Une baie vitrée au premier étage ; voici ma chance. Je pris Mariette
par la bretelle et, tout en la portant d’une main, je grimpai en m’aidant
de la zinguerie. J’espérais qu’elle soit assez solide, de
façon à ce qu’elle supporte mon poids et celui de Mariette.
Le mur était glissant, il s’agissait de ne pas faire de faute de
pas. J’avançais prudemment le long du rebord, tout en me tenant
à la gouttière. Si un oiseau était passé à
mes cotés, il aurait suffit à me faire tomber. Je ne suis pas
un professionnel de l’infiltration clandestine. Je préfère
rentrer par la porte, accomplir mon travail et ressortir par cette même
porte. Autant dire qu’à Paris, cela est impossible, à moins
de connaître un habitant de l’immeuble ou de se faire passer pour
le facteur.
Je rentrai donc par la porte-fenêtre, qui donnait dans une chambre de
grand luxe, bien différente de la mienne : lit à baldaquin sombre,
bureau Louis XVI, parquet ciré à la perfection.
Un long corridor ouvrait la voie pour me sortir d’ici.
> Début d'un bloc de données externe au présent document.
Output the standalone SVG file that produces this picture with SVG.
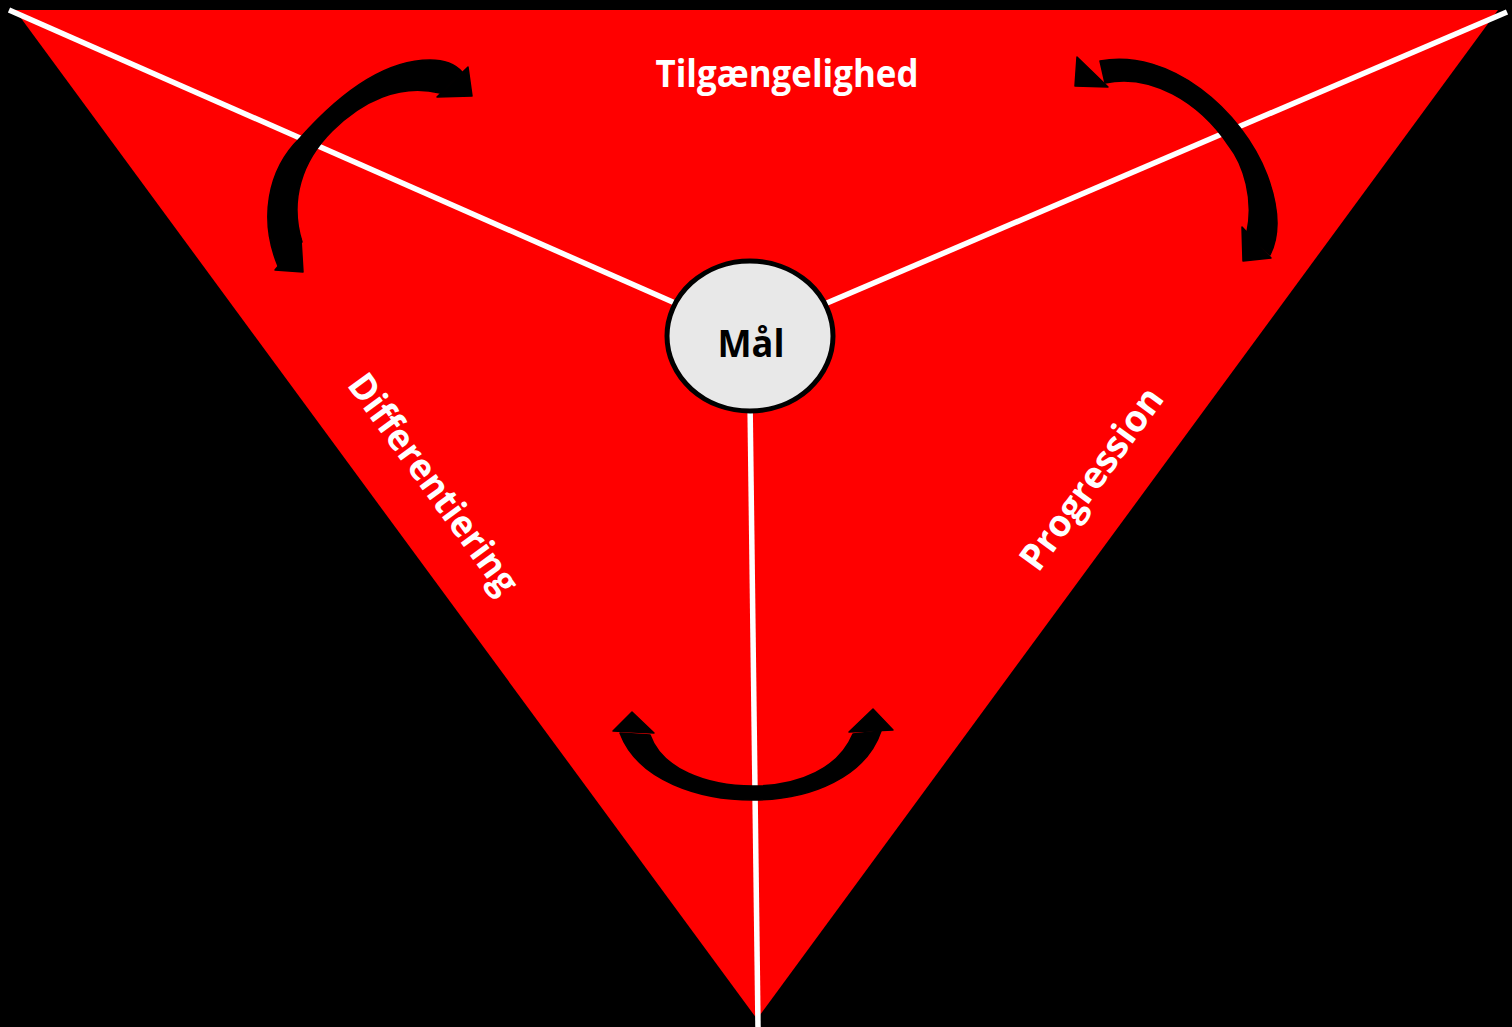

Des bruits, une
télévision, et des gens parlant à voix haute provenaient
sans doute de la pièce voisine. Je vérifiai en collant mon oreille
au mur : j’entendis alors distinctement leurs voix :
« -Il ne s’agit pas, ici, d’un cas sans importance, Marius.
Il faut s’en occuper sérieusement.
-Mais comment veux-tu faire ? Comment peut-on prévoir quand il sortira
? »
Certainement encore des problèmes entre ados et parents. Si je vis assez
vieux pour connaître ma petite Zoé ainsi, je lui expliquerais clairement
ce que j’attends d’elle, ce que je veux qu’elle ne fasse pas,
ou encore les conditions.
Il fallait sortir d’ici. Je me faufilai, avec un pas feutré, jusque
vers la porte d’entrée. J’abaissai le plus délicatement
possible et de sorte que l’on entende encore les mouches voler, abaissai
la poignée, poussai la porte, puis la refermai avec douceur.
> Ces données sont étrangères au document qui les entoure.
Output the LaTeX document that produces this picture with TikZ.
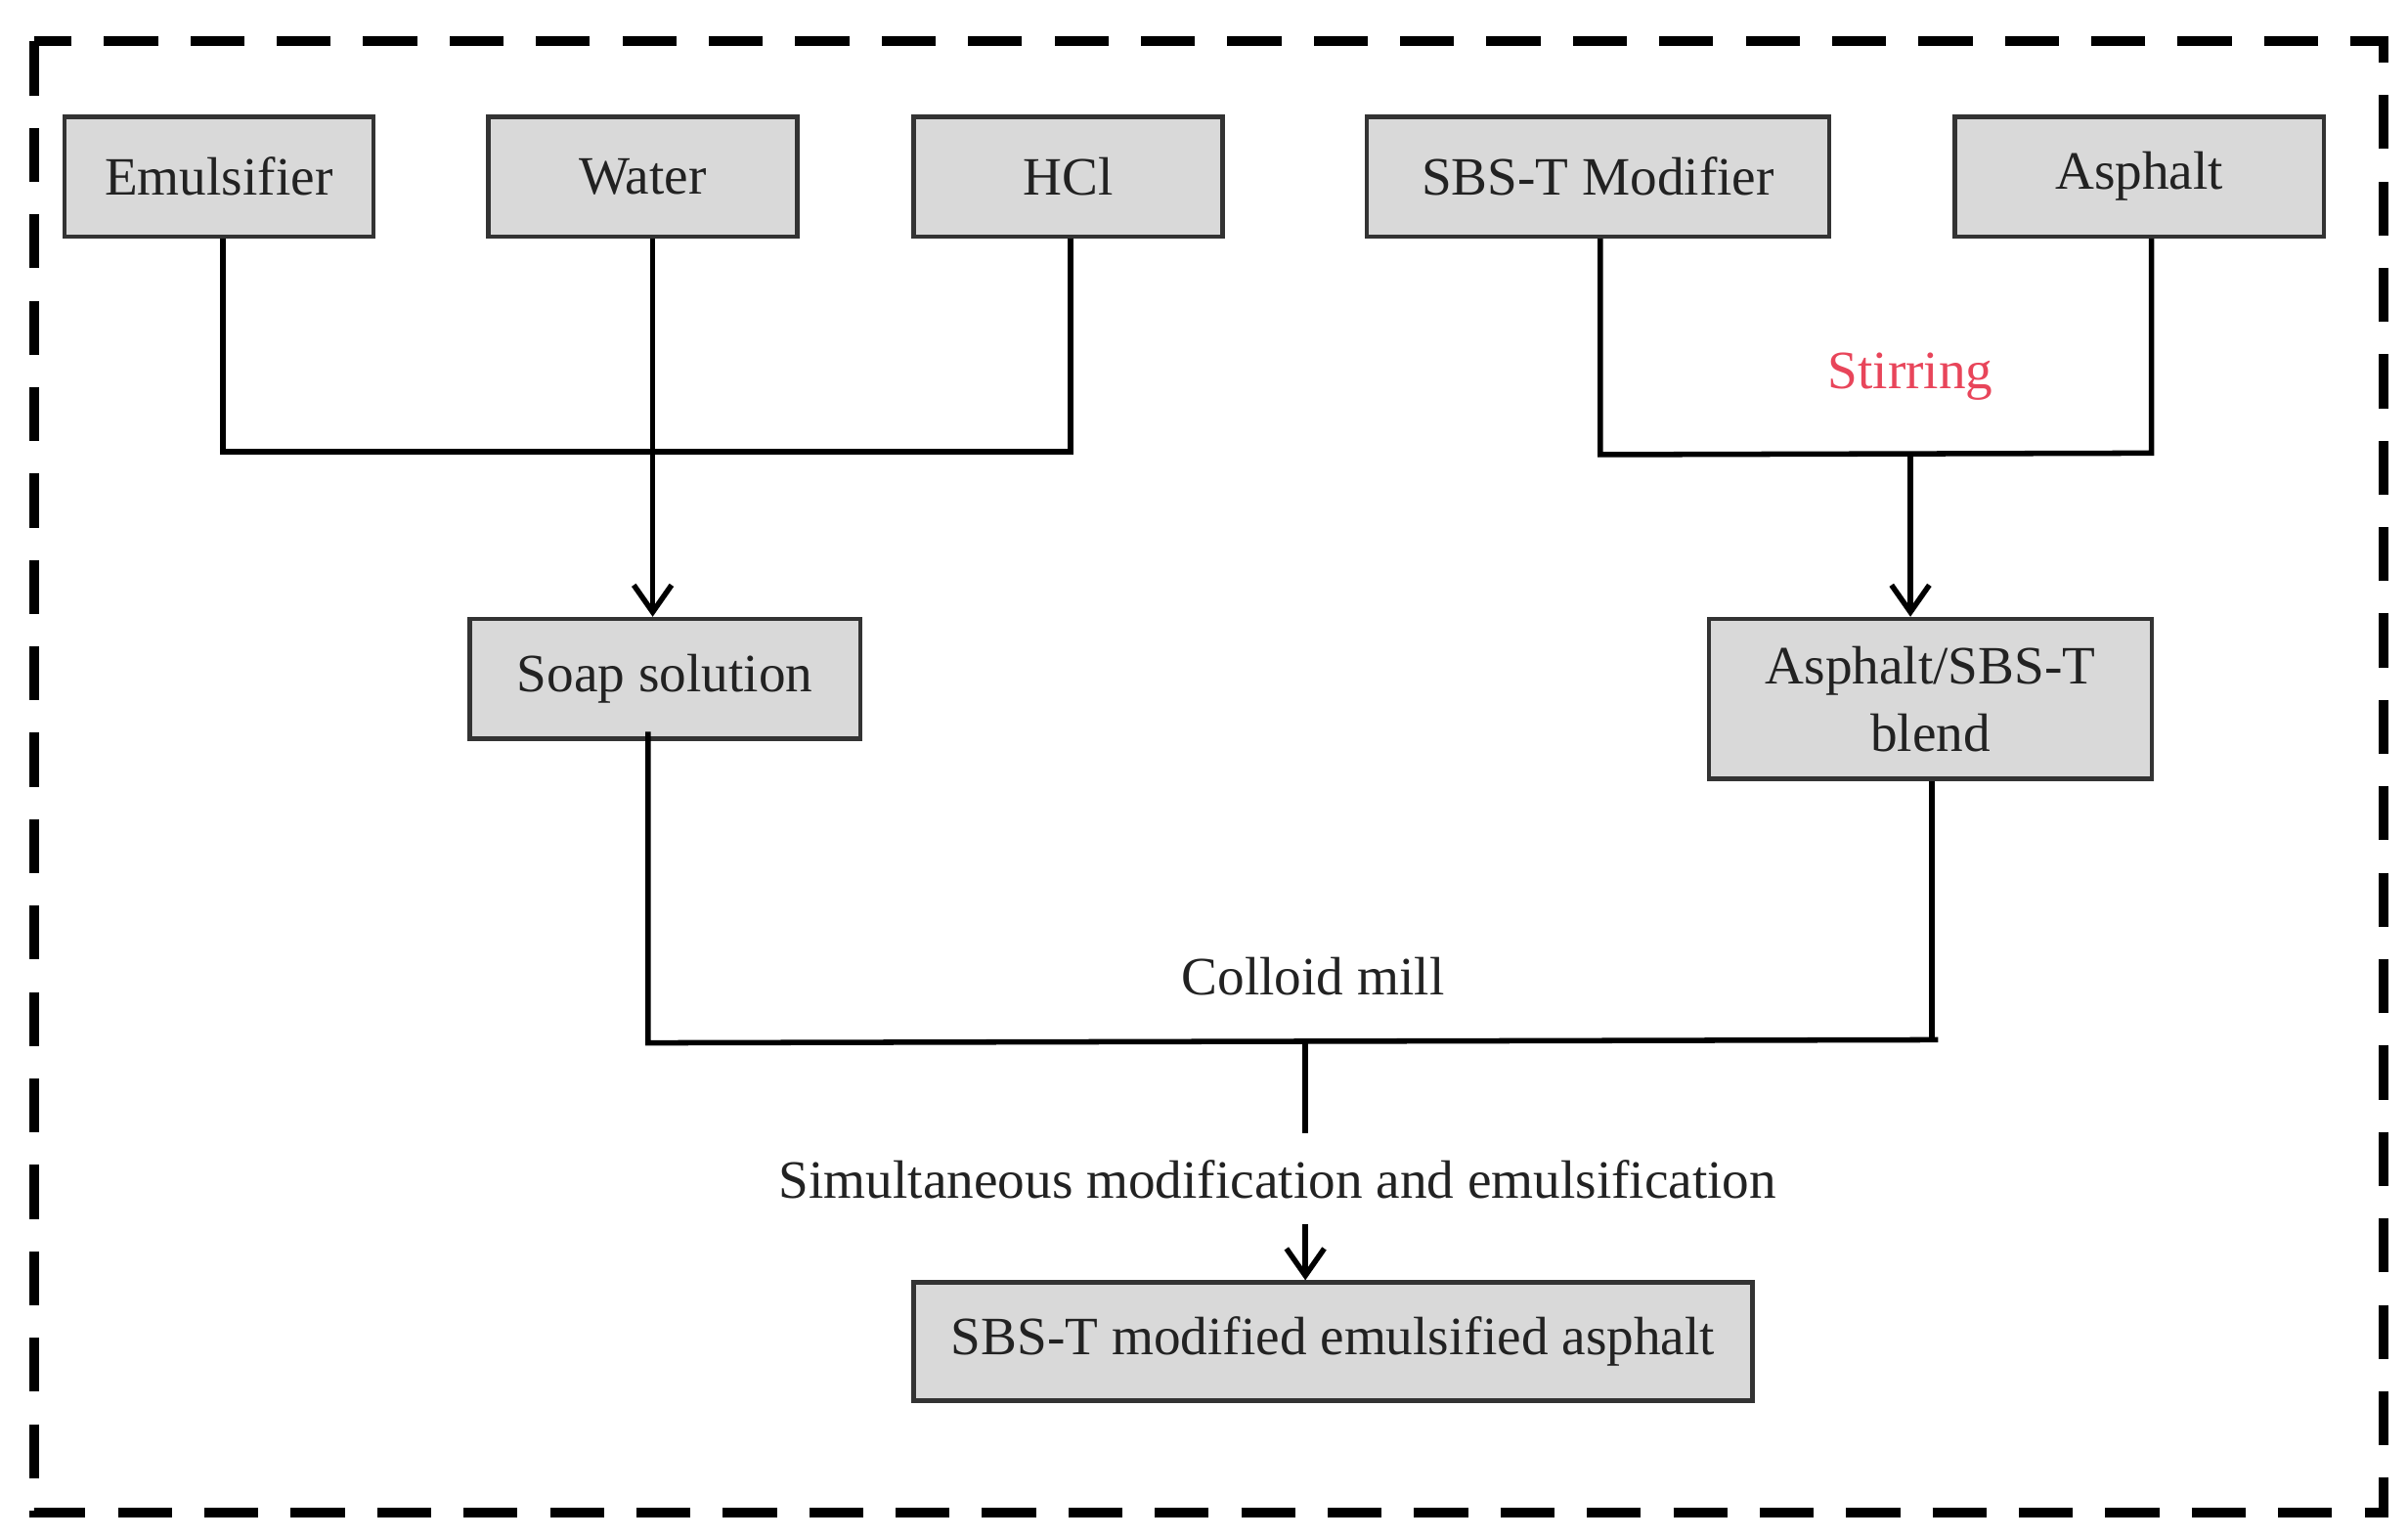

Le couloir était désert. Long, et peu large, et avec, pour seul
éclairage, une applique dorée oxydée par le temps. Il me
fallait une fenêtre, une seconde. J’en cherchai une sur le couloir
du premier étage. J’en trouvai une, mais condamnée. Je montai
rapidement les escaliers qui menaient au second.
Voilà ma chance !!
Environ cinquante mètres me séparaient des immeubles d’en
face. J’eus vite repéré ma cible. Assise dans un fauteuil
de cuir rouge, devant la fenêtre voisine, mais juste en dessous. Parfait.
Cela m’arrangeait, ça prendrait moins de temps que prévu,
et Zoé resterait seule moins longtemps.
Je sortis Mariette de son étui. Je caressai son canon, qui, plus d’une
fois, m’avait sauvé. La froideur de son acier, brillant même
dans l’obscurité, réchauffait mon cœur de pierre.
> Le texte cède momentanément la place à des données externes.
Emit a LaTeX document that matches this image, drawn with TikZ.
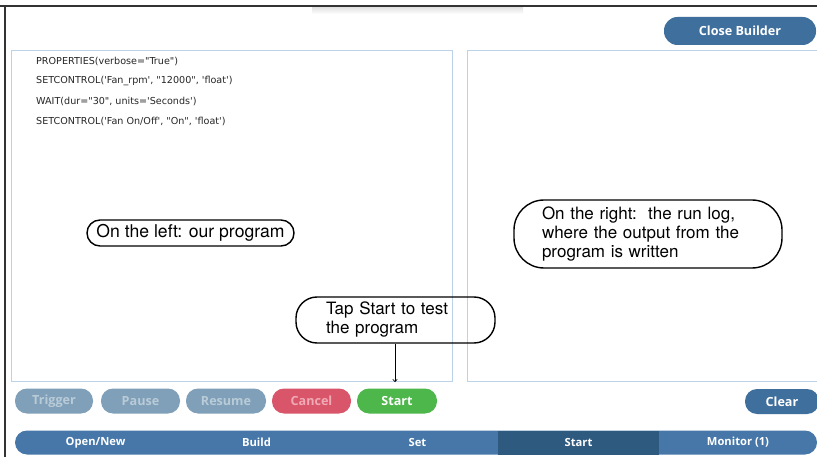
\documentclass[tikz,border=0pt]{standalone}
\usepackage{fontspec}
\setmainfont{TeX Gyre Heros}
\newfontfamily\codefont{DejaVu Sans}
\newfontfamily\btnfont{Open Sans}
\usetikzlibrary{arrows.meta}
\definecolor{panelborder}{HTML}{BCD2E8}
\definecolor{btnblue}{HTML}{3F6F9C}
\definecolor{disbtn}{HTML}{7FA0B8}
\definecolor{distext}{HTML}{BACBD8}
\definecolor{cancelred}{HTML}{D9566A}
\definecolor{canceltext}{HTML}{F0AAB5}
\definecolor{startgreen}{HTML}{4DB74B}
\definecolor{tabblue}{HTML}{4677A8}
\definecolor{tabdark}{HTML}{2E5A80}
\tikzset{
  panel/.style={draw=panelborder, line width=0.8pt},
  codeline/.style={anchor=west, inner sep=0pt, font=\codefont\fontsize{9.6}{11}\selectfont, text=black!85},
  btn/.style={rounded corners=12pt, minimum height=25pt, inner sep=0pt, font=\btnfont\bfseries\fontsize{12.6}{14}\selectfont},
  disabledbtn/.style={btn, fill=disbtn, text=distext},
  callout/.style={draw=black, line width=1.4pt, inner sep=0pt, font=\fontsize{17}{19}\selectfont},
  tablabel/.style={font=\btnfont\bfseries\fontsize{11.2}{13}\selectfont, text=white, inner sep=0pt},
}
\begin{document}
\begin{tikzpicture}[x=1pt,y=-1pt]
\useasboundingbox (0,0) rectangle (817,457);
\clip (0,0) rectangle (817,457);
\fill[white] (0,0) rectangle (817,457);
% faint shadow under top border
\shade[top color=black!12, bottom color=white] (312,7) rectangle (523,14);
% window frame
\draw[black!80, line width=1.3pt] (0,6) -- (817,6);
\draw[black!80, line width=1.3pt] (5,6) -- (5,457);
% close builder
\node[btn, fill=btnblue, text=white, minimum width=152pt, rounded corners=13.5pt, minimum height=28pt] (close) at (740,31) {Close Builder};
% panels
\node[panel, minimum width=441pt, minimum height=331pt, inner sep=0pt] (left) at (231.5,215.5) {};
\node[panel, minimum width=370pt, minimum height=331pt, inner sep=0pt] (right) at (652,215.5) {};
% code
\node[codeline] (c1) at (36,61) {PROPERTIES(verbose="True")};
\node[codeline] (c2) at (36,80.5) {SETCONTROL('Fan\_rpm', "12000", 'float')};
\node[codeline] (c3) at (36,101) {WAIT(dur="30", units='Seconds')};
\node[codeline] (c4) at (36,121) {SETCONTROL('Fan On/Off', "On", 'float')};
% callouts
\node[callout, rounded corners=13pt, minimum width=207pt, minimum height=26pt, font=\fontsize{17.6}{19}\selectfont] (lc) at (190.5,233) {On the left: our program};
\node[callout, rounded corners=30pt, minimum width=268pt, minimum height=68pt, text width=212pt, inner xsep=28pt, align=left] (rc) at (648,234) {On the right:\ \ the run log,\\where the output from the\\program is written};
\node[callout, rounded corners=21pt, minimum width=199pt, minimum height=46pt, text width=139pt, inner xsep=30pt, align=left] (tc) at (395.5,320) {Tap Start to test\\the program};
\coordinate (tip) at (395,382);
\draw[-{To[length=3pt,width=5pt]}, line width=0.6pt] (tc.south -| tip) -- (tip);
% buttons
\node[disabledbtn, minimum width=78pt] (trigger) at (54,401) {Trigger};
\node[disabledbtn, minimum width=79pt] (pause) at (140.5,401) {Pause};
\node[disabledbtn, minimum width=80pt] (resume) at (226,401) {Resume};
\node[btn, fill=cancelred, text=canceltext, minimum width=79pt] (cancel) at (311.5,401) {Cancel};
\node[btn, fill=startgreen, text=white, minimum width=80pt] (start) at (397,401) {Start};
\node[btn, fill=btnblue, text=white, minimum width=74pt] (clear) at (782,401.5) {Clear};
% tab bar
\node[fill=tabblue, rounded corners=12pt, minimum width=802pt, minimum height=24pt, inner sep=0pt] (tabbar) at (416,442.5) {};
\fill[tabdark] (498,430.5) rectangle (659,454.5);
\node[tablabel] (t1) at (95.5,442.5) {Open/New};
\node[tablabel] (t2) at (256.5,442.5) {Build};
\node[tablabel] (t3) at (417.5,442.5) {Set};
\node[tablabel] (t4) at (578.5,442.5) {Start};
\node[tablabel] (t5) at (738,442.5) {Monitor (1)};
\end{tikzpicture}
\end{document}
Je choisis une balle d’argent, que je chargeais dans le dos de Mariette.
Mes mains tremblaient. Mes jambes aussi. Il y avait un angle d’environ
quarante-cinq degrés entre moi et la fenêtre inférieure
d’en face. J’épaulai Mariette, posai un genou à terre.
Son canon posé sur la fenêtre ouverte, j’appuyai mon œil
contre le viseur. Je ne tremblais plus. Sentir Mariette si près de moi
m’avait rassuré.
Je pouvais presque sentir la respiration de ma cible. Je saisissais le moindre
de ses mouvements. La chose que l’on ne peut ressentir dans ces jeux vidéo,
pourtant si proches de la vérité.
Zoé. Je t’aime.
Si elle savait…
Je bloquai ma respiration. Une seconde. Deux secondes. Trois secondes. Quatre
secondes. Cinq secondes.
Le bruit la fit se retourner. La balle l’atteignit avant que je n’aie
pu voir s’éteindre la lumière dans ses yeux.